** Start ENTRIES PROVIDED **
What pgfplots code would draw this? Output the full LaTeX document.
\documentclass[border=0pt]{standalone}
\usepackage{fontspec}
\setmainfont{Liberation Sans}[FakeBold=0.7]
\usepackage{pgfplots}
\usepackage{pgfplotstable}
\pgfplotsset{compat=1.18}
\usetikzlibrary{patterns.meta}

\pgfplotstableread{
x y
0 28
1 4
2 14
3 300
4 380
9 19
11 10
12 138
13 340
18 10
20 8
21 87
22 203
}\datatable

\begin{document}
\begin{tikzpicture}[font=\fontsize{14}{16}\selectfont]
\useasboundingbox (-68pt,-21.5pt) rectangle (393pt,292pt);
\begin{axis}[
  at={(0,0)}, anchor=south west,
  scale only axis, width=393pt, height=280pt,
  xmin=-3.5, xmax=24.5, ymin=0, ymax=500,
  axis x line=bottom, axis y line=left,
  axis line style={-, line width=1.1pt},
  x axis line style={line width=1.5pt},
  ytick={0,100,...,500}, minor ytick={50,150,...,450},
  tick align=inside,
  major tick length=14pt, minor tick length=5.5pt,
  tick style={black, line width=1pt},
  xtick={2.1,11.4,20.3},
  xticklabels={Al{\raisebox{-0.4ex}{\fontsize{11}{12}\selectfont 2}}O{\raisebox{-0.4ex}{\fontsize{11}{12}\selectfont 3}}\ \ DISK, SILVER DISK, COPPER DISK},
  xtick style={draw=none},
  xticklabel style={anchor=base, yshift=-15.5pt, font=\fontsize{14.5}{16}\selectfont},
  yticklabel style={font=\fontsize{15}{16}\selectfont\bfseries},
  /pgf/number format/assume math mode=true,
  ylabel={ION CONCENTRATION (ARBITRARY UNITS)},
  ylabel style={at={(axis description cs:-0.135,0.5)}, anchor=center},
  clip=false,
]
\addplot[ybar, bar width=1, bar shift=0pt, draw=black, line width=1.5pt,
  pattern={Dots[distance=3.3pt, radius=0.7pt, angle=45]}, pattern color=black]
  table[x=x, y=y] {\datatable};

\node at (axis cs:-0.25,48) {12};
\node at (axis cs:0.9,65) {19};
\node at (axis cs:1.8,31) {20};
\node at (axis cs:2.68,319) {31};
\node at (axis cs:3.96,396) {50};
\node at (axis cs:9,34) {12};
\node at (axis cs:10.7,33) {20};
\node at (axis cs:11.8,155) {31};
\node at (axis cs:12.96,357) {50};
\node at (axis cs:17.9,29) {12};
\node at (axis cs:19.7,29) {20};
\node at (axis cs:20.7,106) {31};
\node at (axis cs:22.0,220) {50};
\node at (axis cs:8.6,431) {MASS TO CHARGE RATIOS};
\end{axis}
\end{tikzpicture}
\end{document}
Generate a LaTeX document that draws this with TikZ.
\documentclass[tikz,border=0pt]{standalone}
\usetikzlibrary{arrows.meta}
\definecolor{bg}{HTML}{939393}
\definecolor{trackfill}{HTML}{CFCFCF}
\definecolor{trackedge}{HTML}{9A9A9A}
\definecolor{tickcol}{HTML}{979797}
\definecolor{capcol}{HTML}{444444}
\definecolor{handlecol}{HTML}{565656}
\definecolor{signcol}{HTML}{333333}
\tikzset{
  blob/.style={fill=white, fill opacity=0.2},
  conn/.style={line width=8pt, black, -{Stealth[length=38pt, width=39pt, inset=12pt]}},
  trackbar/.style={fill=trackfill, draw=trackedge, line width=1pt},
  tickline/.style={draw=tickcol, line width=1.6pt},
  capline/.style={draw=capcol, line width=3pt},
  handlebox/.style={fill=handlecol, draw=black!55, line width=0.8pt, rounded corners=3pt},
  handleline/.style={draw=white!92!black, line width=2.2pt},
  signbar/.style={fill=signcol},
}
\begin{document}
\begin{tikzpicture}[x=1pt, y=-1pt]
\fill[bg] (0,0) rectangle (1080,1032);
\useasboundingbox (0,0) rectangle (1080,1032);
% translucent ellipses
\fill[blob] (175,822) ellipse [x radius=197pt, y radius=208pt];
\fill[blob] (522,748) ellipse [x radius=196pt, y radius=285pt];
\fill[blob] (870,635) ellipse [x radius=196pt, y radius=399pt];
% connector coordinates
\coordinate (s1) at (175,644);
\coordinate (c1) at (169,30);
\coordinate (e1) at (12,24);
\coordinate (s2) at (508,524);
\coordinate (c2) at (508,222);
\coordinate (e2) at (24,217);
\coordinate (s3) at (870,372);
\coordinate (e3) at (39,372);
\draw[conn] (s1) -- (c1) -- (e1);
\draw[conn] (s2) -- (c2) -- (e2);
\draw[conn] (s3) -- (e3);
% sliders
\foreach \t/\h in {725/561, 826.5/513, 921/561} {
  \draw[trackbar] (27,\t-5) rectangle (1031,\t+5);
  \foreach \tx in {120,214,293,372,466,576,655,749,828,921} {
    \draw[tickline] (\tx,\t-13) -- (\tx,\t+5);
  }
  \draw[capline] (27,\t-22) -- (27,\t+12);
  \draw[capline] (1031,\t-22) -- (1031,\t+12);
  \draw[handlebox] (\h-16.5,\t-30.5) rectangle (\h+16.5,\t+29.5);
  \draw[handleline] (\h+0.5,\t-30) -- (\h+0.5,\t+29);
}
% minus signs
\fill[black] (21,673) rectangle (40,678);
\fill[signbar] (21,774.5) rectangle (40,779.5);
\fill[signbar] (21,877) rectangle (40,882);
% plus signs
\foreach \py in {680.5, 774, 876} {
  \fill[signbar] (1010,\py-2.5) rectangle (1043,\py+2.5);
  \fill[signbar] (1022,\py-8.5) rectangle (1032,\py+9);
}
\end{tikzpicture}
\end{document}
** End ENTRIES PROVIDED **
THE TASK.
Return every record above exactly as it appears.

OUTPUT.
What pgfplots code would draw this? Output the full LaTeX document.
\documentclass[border=0pt]{standalone}
\usepackage{fontspec}
\setmainfont{Liberation Sans}[FakeBold=0.7]
\usepackage{pgfplots}
\usepackage{pgfplotstable}
\pgfplotsset{compat=1.18}
\usetikzlibrary{patterns.meta}

\pgfplotstableread{
x y
0 28
1 4
2 14
3 300
4 380
9 19
11 10
12 138
13 340
18 10
20 8
21 87
22 203
}\datatable

\begin{document}
\begin{tikzpicture}[font=\fontsize{14}{16}\selectfont]
\useasboundingbox (-68pt,-21.5pt) rectangle (393pt,292pt);
\begin{axis}[
  at={(0,0)}, anchor=south west,
  scale only axis, width=393pt, height=280pt,
  xmin=-3.5, xmax=24.5, ymin=0, ymax=500,
  axis x line=bottom, axis y line=left,
  axis line style={-, line width=1.1pt},
  x axis line style={line width=1.5pt},
  ytick={0,100,...,500}, minor ytick={50,150,...,450},
  tick align=inside,
  major tick length=14pt, minor tick length=5.5pt,
  tick style={black, line width=1pt},
  xtick={2.1,11.4,20.3},
  xticklabels={Al{\raisebox{-0.4ex}{\fontsize{11}{12}\selectfont 2}}O{\raisebox{-0.4ex}{\fontsize{11}{12}\selectfont 3}}\ \ DISK, SILVER DISK, COPPER DISK},
  xtick style={draw=none},
  xticklabel style={anchor=base, yshift=-15.5pt, font=\fontsize{14.5}{16}\selectfont},
  yticklabel style={font=\fontsize{15}{16}\selectfont\bfseries},
  /pgf/number format/assume math mode=true,
  ylabel={ION CONCENTRATION (ARBITRARY UNITS)},
  ylabel style={at={(axis description cs:-0.135,0.5)}, anchor=center},
  clip=false,
]
\addplot[ybar, bar width=1, bar shift=0pt, draw=black, line width=1.5pt,
  pattern={Dots[distance=3.3pt, radius=0.7pt, angle=45]}, pattern color=black]
  table[x=x, y=y] {\datatable};

\node at (axis cs:-0.25,48) {12};
\node at (axis cs:0.9,65) {19};
\node at (axis cs:1.8,31) {20};
\node at (axis cs:2.68,319) {31};
\node at (axis cs:3.96,396) {50};
\node at (axis cs:9,34) {12};
\node at (axis cs:10.7,33) {20};
\node at (axis cs:11.8,155) {31};
\node at (axis cs:12.96,357) {50};
\node at (axis cs:17.9,29) {12};
\node at (axis cs:19.7,29) {20};
\node at (axis cs:20.7,106) {31};
\node at (axis cs:22.0,220) {50};
\node at (axis cs:8.6,431) {MASS TO CHARGE RATIOS};
\end{axis}
\end{tikzpicture}
\end{document}
Generate a LaTeX document that draws this with TikZ.
\documentclass[tikz,border=0pt]{standalone}
\usetikzlibrary{arrows.meta}
\definecolor{bg}{HTML}{939393}
\definecolor{trackfill}{HTML}{CFCFCF}
\definecolor{trackedge}{HTML}{9A9A9A}
\definecolor{tickcol}{HTML}{979797}
\definecolor{capcol}{HTML}{444444}
\definecolor{handlecol}{HTML}{565656}
\definecolor{signcol}{HTML}{333333}
\tikzset{
  blob/.style={fill=white, fill opacity=0.2},
  conn/.style={line width=8pt, black, -{Stealth[length=38pt, width=39pt, inset=12pt]}},
  trackbar/.style={fill=trackfill, draw=trackedge, line width=1pt},
  tickline/.style={draw=tickcol, line width=1.6pt},
  capline/.style={draw=capcol, line width=3pt},
  handlebox/.style={fill=handlecol, draw=black!55, line width=0.8pt, rounded corners=3pt},
  handleline/.style={draw=white!92!black, line width=2.2pt},
  signbar/.style={fill=signcol},
}
\begin{document}
\begin{tikzpicture}[x=1pt, y=-1pt]
\fill[bg] (0,0) rectangle (1080,1032);
\useasboundingbox (0,0) rectangle (1080,1032);
% translucent ellipses
\fill[blob] (175,822) ellipse [x radius=197pt, y radius=208pt];
\fill[blob] (522,748) ellipse [x radius=196pt, y radius=285pt];
\fill[blob] (870,635) ellipse [x radius=196pt, y radius=399pt];
% connector coordinates
\coordinate (s1) at (175,644);
\coordinate (c1) at (169,30);
\coordinate (e1) at (12,24);
\coordinate (s2) at (508,524);
\coordinate (c2) at (508,222);
\coordinate (e2) at (24,217);
\coordinate (s3) at (870,372);
\coordinate (e3) at (39,372);
\draw[conn] (s1) -- (c1) -- (e1);
\draw[conn] (s2) -- (c2) -- (e2);
\draw[conn] (s3) -- (e3);
% sliders
\foreach \t/\h in {725/561, 826.5/513, 921/561} {
  \draw[trackbar] (27,\t-5) rectangle (1031,\t+5);
  \foreach \tx in {120,214,293,372,466,576,655,749,828,921} {
    \draw[tickline] (\tx,\t-13) -- (\tx,\t+5);
  }
  \draw[capline] (27,\t-22) -- (27,\t+12);
  \draw[capline] (1031,\t-22) -- (1031,\t+12);
  \draw[handlebox] (\h-16.5,\t-30.5) rectangle (\h+16.5,\t+29.5);
  \draw[handleline] (\h+0.5,\t-30) -- (\h+0.5,\t+29);
}
% minus signs
\fill[black] (21,673) rectangle (40,678);
\fill[signbar] (21,774.5) rectangle (40,779.5);
\fill[signbar] (21,877) rectangle (40,882);
% plus signs
\foreach \py in {680.5, 774, 876} {
  \fill[signbar] (1010,\py-2.5) rectangle (1043,\py+2.5);
  \fill[signbar] (1022,\py-8.5) rectangle (1032,\py+9);
}
\end{tikzpicture}
\end{document}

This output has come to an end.